Hanya saya sedih di endingnya, so sad. Saya masih ingin berlama-lama menyaksikan kisah percintaan Gita dan Yudi setelah menikah. Merasakan kebahagiaan Gita bersama Yudi saat mereka sudah halal. Namun sepertinya film ini ingin memberikan porsi kesenangan yang seimbang bagi penonton. Sehingga tidak ada yang kecewa.
Salah satu pesan dari film ini yang keluar dari mulut Kyai Gufron yang akan selalu saya ingat, saat Gagah mendampingi Kyai Gufron membagikan sedekah ke kaum dhuafa, “Work hard, play hard.” Seperti Dompet Dhuafa yang mengagas gerakan sedekahtiketkmgp2, agar anak-anak yatim dan kaum dhuafa dapat turut menyaksikan film Duka Sedalam Cinta.

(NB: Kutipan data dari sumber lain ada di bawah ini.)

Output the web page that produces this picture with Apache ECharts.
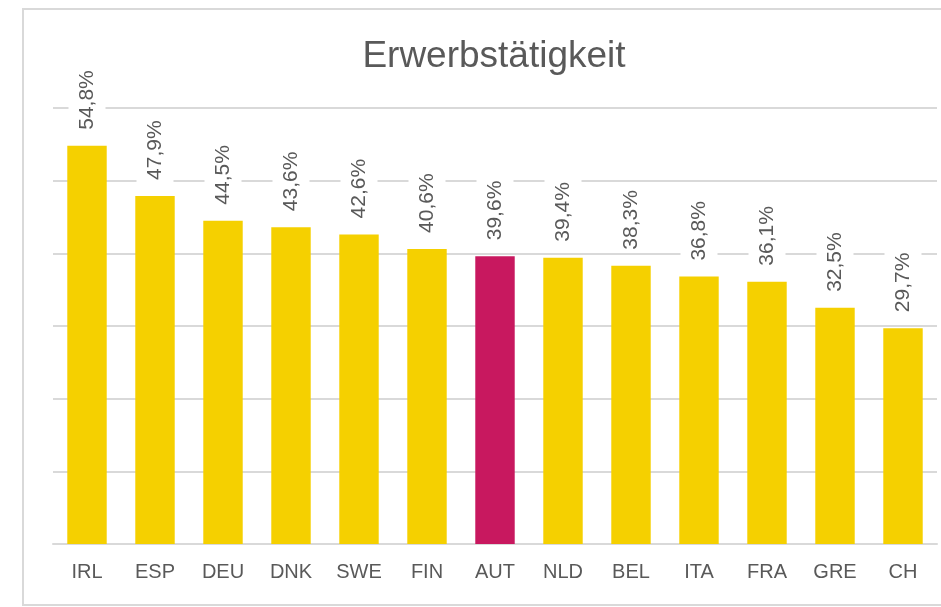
<!DOCTYPE html>
<html>
<head>
<meta charset="utf-8">
<script src="https://cdn.jsdelivr.net/npm/echarts@6/dist/echarts.min.js"></script>
<style>html,body{margin:0;padding:0;background:#fff;}#c{width:941px;height:607px;}</style>
</head>
<body>
<div id="c"></div>
<script>
const categories = ['IRL','ESP','DEU','DNK','SWE','FIN','AUT','NLD','BEL','ITA','FRA','GRE','CH'];
const values = [54.8, 47.9, 44.5, 43.6, 42.6, 40.6, 39.6, 39.4, 38.3, 36.8, 36.1, 32.5, 29.7];
const highlight = 'AUT';
const yTicks = [0, 10, 20, 30, 40, 50, 60];
const titleText = 'Erwerbstätigkeit';

const chart = echarts.init(document.getElementById('c'), null, {renderer: 'canvas'});
const font = 'Liberation Sans, Arial, sans-serif';
chart.setOption({
  backgroundColor: '#fff',
  animation: false,
  title: {
    text: titleText, left: 489, top: 33, textAlign: 'center',
    textStyle: {fontFamily: font, fontSize: 37, fontWeight: 'normal', color: '#595959'}
  },
  graphic: [{
    type: 'rect', shape: {x: 23, y: 9, width: 940, height: 596},
    style: {fill: null, stroke: '#d9d9d9', lineWidth: 2}, silent: true, z: -1
  }],
  grid: {left: 53, right: 4, top: 108, bottom: 63, containLabel: false},
  xAxis: {
    type: 'category', data: categories,
    axisLine: {lineStyle: {color: '#d9d9d9', width: 2}},
    axisTick: {show: false},
    axisLabel: {fontFamily: font, fontSize: 20, color: '#595959', margin: 18}
  },
  yAxis: {
    type: 'value', min: yTicks[0], max: yTicks[yTicks.length - 1], interval: 10,
    axisLabel: {show: false}, axisLine: {show: false}, axisTick: {show: false},
    splitLine: {lineStyle: {color: '#d9d9d9', width: 2}}
  },
  series: [{
    type: 'bar', barWidth: '58%',
    data: values.map((v, i) => ({
      value: v,
      itemStyle: {color: categories[i] === highlight ? '#C8185F' : '#F5D000'}
    })),
    label: {
      show: true, position: 'top', rotate: 90, align: 'left', verticalAlign: 'middle',
      distance: 13, fontFamily: font, fontSize: 21, color: '#595959',
      backgroundColor: '#fff', padding: [8, 3, 8, 3],
      formatter: p => p.value.toFixed(1).replace('.', ',') + '%'
    }
  }]
});
</script>
</body>
</html>
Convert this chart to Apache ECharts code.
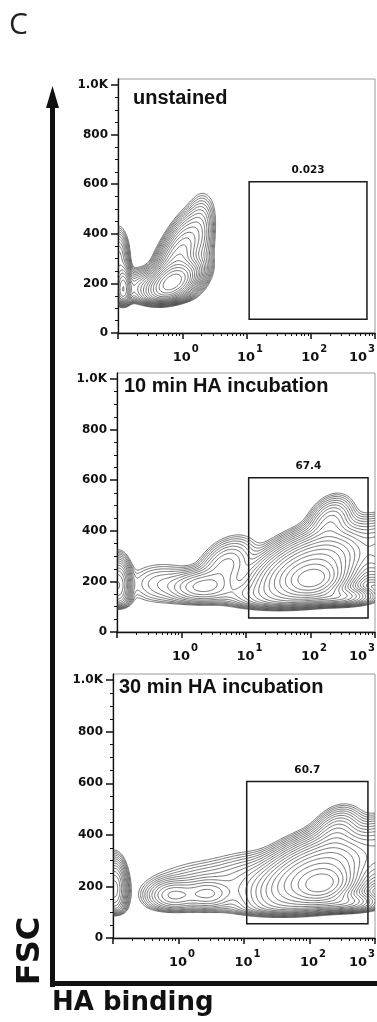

Dalam banget makna film ini, bernuansa islami jadi pemasangan pengen nonton juga kalau pas ada waktu senggang.
Kisahnya sangat FLP banget nih. Tipikal cerpen2 FLP zaman dulu.
Wahh jadi penasaran sama filmnya nih. Nilai religiusnya kental banget ya, btw masih ada ga aih di bioskop??
Wah ga ngajak-ngajak neh nontonnya mba. Nobar kan lebih seru… Sepertinya religi filmnya bagus ya.
Kayaknya masih diputar di Cempaka putih mba. Kalau tidak sempat, nonton streaming aja. Sayang dilewatin.
Iya mba leyla, sesuai dengan ruh tulisan mba HTR, yang islami dan sarat dakwah
Terakhir aku dengar masih ditayangkan di Cempaka Putih, entahlah sekarang.
Nonton di streaming aja, sayang kalau nggak nonton
Hehe nggak kepikiran nobar, ayuks kapan-kapan kita nobar.
Bener film religi, sarat nasihat yang baik-baik.
Pesan filmnya begitu mendalam. Saya kutip quote kiyai Ghufron di atas "Work hard, play hard". Rasanya saya sebagai orang yg belum nonton Film di atas, saya ikut semangat dgn pesan kiyai tadi.